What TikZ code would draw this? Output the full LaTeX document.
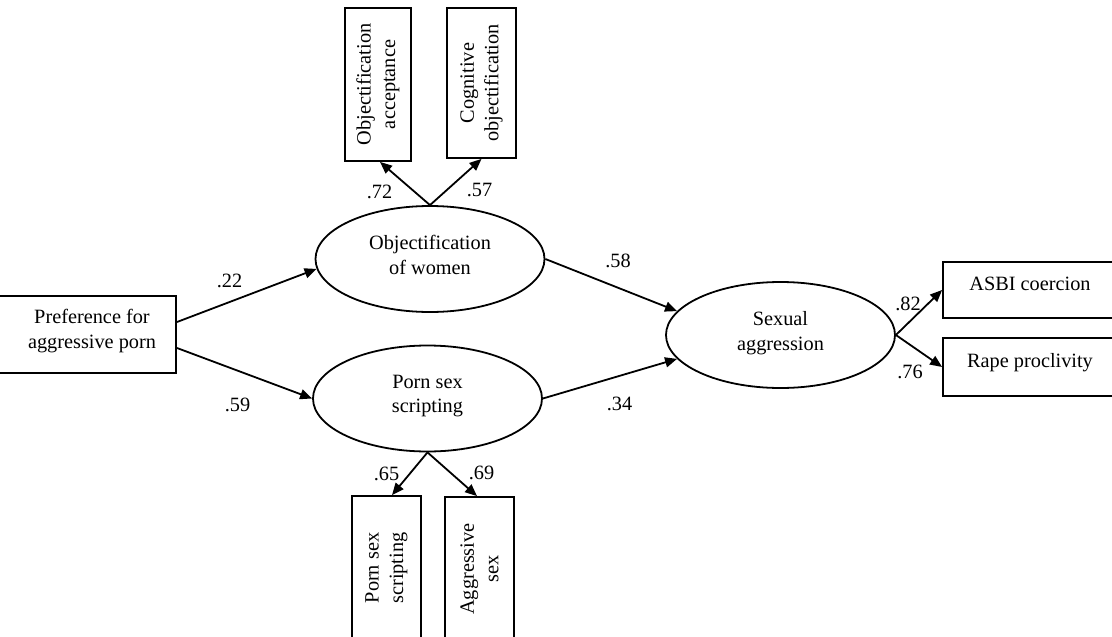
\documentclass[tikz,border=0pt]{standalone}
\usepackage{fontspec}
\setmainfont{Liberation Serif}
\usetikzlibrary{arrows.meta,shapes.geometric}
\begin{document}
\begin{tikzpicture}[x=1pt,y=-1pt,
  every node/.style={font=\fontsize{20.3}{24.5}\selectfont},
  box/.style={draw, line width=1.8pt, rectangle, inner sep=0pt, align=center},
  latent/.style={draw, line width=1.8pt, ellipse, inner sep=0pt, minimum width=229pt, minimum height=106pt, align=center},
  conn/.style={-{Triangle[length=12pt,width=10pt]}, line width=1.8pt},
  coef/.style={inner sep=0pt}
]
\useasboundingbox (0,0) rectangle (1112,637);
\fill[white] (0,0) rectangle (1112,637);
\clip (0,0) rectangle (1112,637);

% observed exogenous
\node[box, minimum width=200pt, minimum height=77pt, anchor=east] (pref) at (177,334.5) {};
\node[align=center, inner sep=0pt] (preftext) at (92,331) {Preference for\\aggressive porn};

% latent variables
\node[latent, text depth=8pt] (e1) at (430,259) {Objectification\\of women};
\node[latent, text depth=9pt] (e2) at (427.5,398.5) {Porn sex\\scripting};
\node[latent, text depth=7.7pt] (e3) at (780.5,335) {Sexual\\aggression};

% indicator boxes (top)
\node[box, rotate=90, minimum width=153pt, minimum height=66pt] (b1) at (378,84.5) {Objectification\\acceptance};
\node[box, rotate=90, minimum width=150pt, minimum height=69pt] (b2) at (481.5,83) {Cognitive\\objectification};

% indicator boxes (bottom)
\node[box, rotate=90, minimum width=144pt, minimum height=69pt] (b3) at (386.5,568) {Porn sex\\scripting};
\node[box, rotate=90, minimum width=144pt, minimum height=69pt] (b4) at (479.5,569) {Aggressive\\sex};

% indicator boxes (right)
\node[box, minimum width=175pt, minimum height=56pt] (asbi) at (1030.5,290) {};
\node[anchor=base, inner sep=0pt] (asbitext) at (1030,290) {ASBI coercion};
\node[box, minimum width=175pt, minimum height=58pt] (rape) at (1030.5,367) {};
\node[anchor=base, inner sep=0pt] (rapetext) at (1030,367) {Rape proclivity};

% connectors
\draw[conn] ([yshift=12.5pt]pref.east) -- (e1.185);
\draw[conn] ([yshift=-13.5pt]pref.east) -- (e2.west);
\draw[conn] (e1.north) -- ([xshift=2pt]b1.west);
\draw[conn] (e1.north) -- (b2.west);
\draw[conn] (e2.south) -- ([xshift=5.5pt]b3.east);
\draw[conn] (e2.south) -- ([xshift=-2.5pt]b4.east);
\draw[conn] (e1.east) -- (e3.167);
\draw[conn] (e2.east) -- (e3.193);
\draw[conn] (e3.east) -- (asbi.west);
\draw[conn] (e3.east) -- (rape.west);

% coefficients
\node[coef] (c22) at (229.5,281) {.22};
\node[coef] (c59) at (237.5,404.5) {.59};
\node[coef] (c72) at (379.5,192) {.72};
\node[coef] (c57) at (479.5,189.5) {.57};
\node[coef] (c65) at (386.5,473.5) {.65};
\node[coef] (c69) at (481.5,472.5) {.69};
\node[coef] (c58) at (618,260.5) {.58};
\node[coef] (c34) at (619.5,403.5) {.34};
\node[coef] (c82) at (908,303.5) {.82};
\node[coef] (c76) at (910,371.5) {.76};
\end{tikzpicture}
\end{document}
---+---
Using the data above, write out every line exactly, leaving the images behind.

What TikZ code would draw this? Output the full LaTeX document.
\documentclass[tikz,border=0pt]{standalone}
\usepackage{fontspec}
\setmainfont{Liberation Serif}
\usetikzlibrary{arrows.meta,shapes.geometric}
\begin{document}
\begin{tikzpicture}[x=1pt,y=-1pt,
  every node/.style={font=\fontsize{20.3}{24.5}\selectfont},
  box/.style={draw, line width=1.8pt, rectangle, inner sep=0pt, align=center},
  latent/.style={draw, line width=1.8pt, ellipse, inner sep=0pt, minimum width=229pt, minimum height=106pt, align=center},
  conn/.style={-{Triangle[length=12pt,width=10pt]}, line width=1.8pt},
  coef/.style={inner sep=0pt}
]
\useasboundingbox (0,0) rectangle (1112,637);
\fill[white] (0,0) rectangle (1112,637);
\clip (0,0) rectangle (1112,637);

% observed exogenous
\node[box, minimum width=200pt, minimum height=77pt, anchor=east] (pref) at (177,334.5) {};
\node[align=center, inner sep=0pt] (preftext) at (92,331) {Preference for\\aggressive porn};

% latent variables
\node[latent, text depth=8pt] (e1) at (430,259) {Objectification\\of women};
\node[latent, text depth=9pt] (e2) at (427.5,398.5) {Porn sex\\scripting};
\node[latent, text depth=7.7pt] (e3) at (780.5,335) {Sexual\\aggression};

% indicator boxes (top)
\node[box, rotate=90, minimum width=153pt, minimum height=66pt] (b1) at (378,84.5) {Objectification\\acceptance};
\node[box, rotate=90, minimum width=150pt, minimum height=69pt] (b2) at (481.5,83) {Cognitive\\objectification};

% indicator boxes (bottom)
\node[box, rotate=90, minimum width=144pt, minimum height=69pt] (b3) at (386.5,568) {Porn sex\\scripting};
\node[box, rotate=90, minimum width=144pt, minimum height=69pt] (b4) at (479.5,569) {Aggressive\\sex};

% indicator boxes (right)
\node[box, minimum width=175pt, minimum height=56pt] (asbi) at (1030.5,290) {};
\node[anchor=base, inner sep=0pt] (asbitext) at (1030,290) {ASBI coercion};
\node[box, minimum width=175pt, minimum height=58pt] (rape) at (1030.5,367) {};
\node[anchor=base, inner sep=0pt] (rapetext) at (1030,367) {Rape proclivity};

% connectors
\draw[conn] ([yshift=12.5pt]pref.east) -- (e1.185);
\draw[conn] ([yshift=-13.5pt]pref.east) -- (e2.west);
\draw[conn] (e1.north) -- ([xshift=2pt]b1.west);
\draw[conn] (e1.north) -- (b2.west);
\draw[conn] (e2.south) -- ([xshift=5.5pt]b3.east);
\draw[conn] (e2.south) -- ([xshift=-2.5pt]b4.east);
\draw[conn] (e1.east) -- (e3.167);
\draw[conn] (e2.east) -- (e3.193);
\draw[conn] (e3.east) -- (asbi.west);
\draw[conn] (e3.east) -- (rape.west);

% coefficients
\node[coef] (c22) at (229.5,281) {.22};
\node[coef] (c59) at (237.5,404.5) {.59};
\node[coef] (c72) at (379.5,192) {.72};
\node[coef] (c57) at (479.5,189.5) {.57};
\node[coef] (c65) at (386.5,473.5) {.65};
\node[coef] (c69) at (481.5,472.5) {.69};
\node[coef] (c58) at (618,260.5) {.58};
\node[coef] (c34) at (619.5,403.5) {.34};
\node[coef] (c82) at (908,303.5) {.82};
\node[coef] (c76) at (910,371.5) {.76};
\end{tikzpicture}
\end{document}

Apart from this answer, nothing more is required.